Women in the news media still earn less than men for the same work. “Visible” minorities are still considered “quota filling” burdens. Just because we see more diverse cultures being addressed and hired as broadcasters, doesn’t mean it’s fixing the problem of diversity or lack of it in journalism. - Kaitlyn Smith 

J-Source: How do you plan on tackling this issue of diversity in the media when you are actively engaged in the field? If you decide to, what are practical ways in which you would do so? 

Sze: I don’t know about the term “tackling” the issue. But I think with the issue of diversity in media, I will try to be more aware with the stories I work on, the historical and social contexts that are behind the issue. 

Smith: I just wanted to touch on Sze’s last point. Sorry for being so slow, but, Jeff, I may be a little more cynical than you. I don't see the trend of a more diverse community in the future.

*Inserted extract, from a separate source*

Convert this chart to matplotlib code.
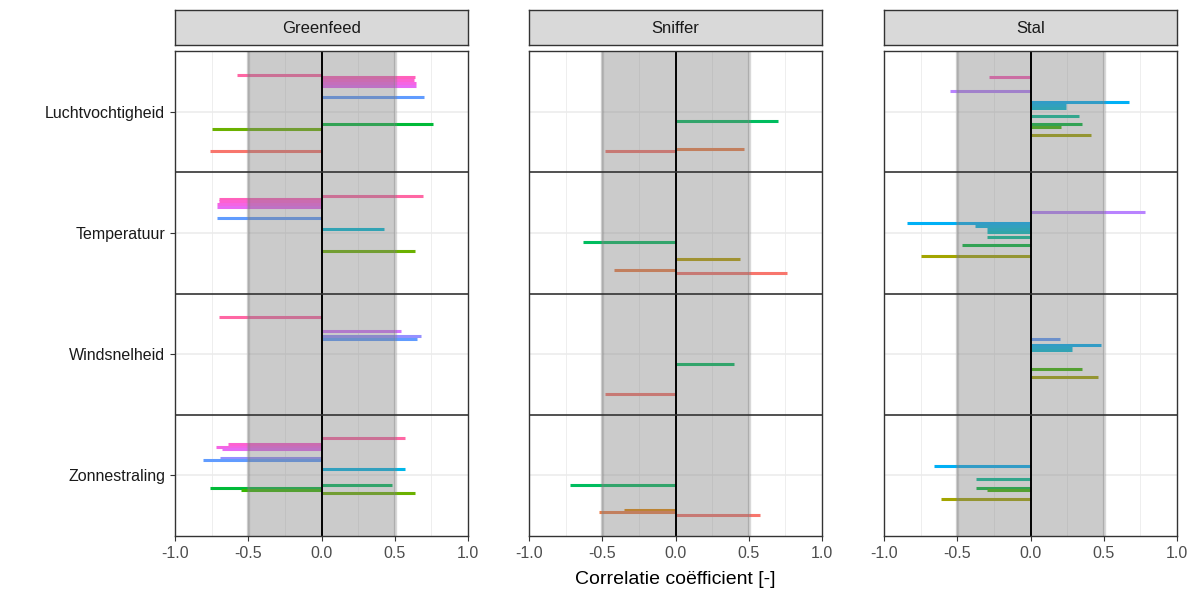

Perhaps it's because I'm still listed at the university level of journalism, but from what I can see, unless we actively do something, I feel that we’re starting to fall back into the dark ages.

Women in the news media still earn less than men for the same work. “Visible” minorities are still considered “quota filling” burdens. Just because we see more diverse cultures being addressed and hired as broadcasters, doesn’t mean it’s fixing the problem of diversity or lack of it in journalism.

Hreiche: When I’m actively engaged in the field, I dream of facilitating the process of diversifying the newsroom. While a diverse newsroom will not be created overnight, the change must be active.

So, for starters, I’d like to report on Canada’s lack of diversity in the industry because I feel it doesn’t receive much attention. I’m positive society realizes this already, but with more attention, if there are people who are afraid or nervous to break out of their shell because they so happen to be from a different cultural, ethnic, or religious background, a further spotlight on the issue may help push them forward.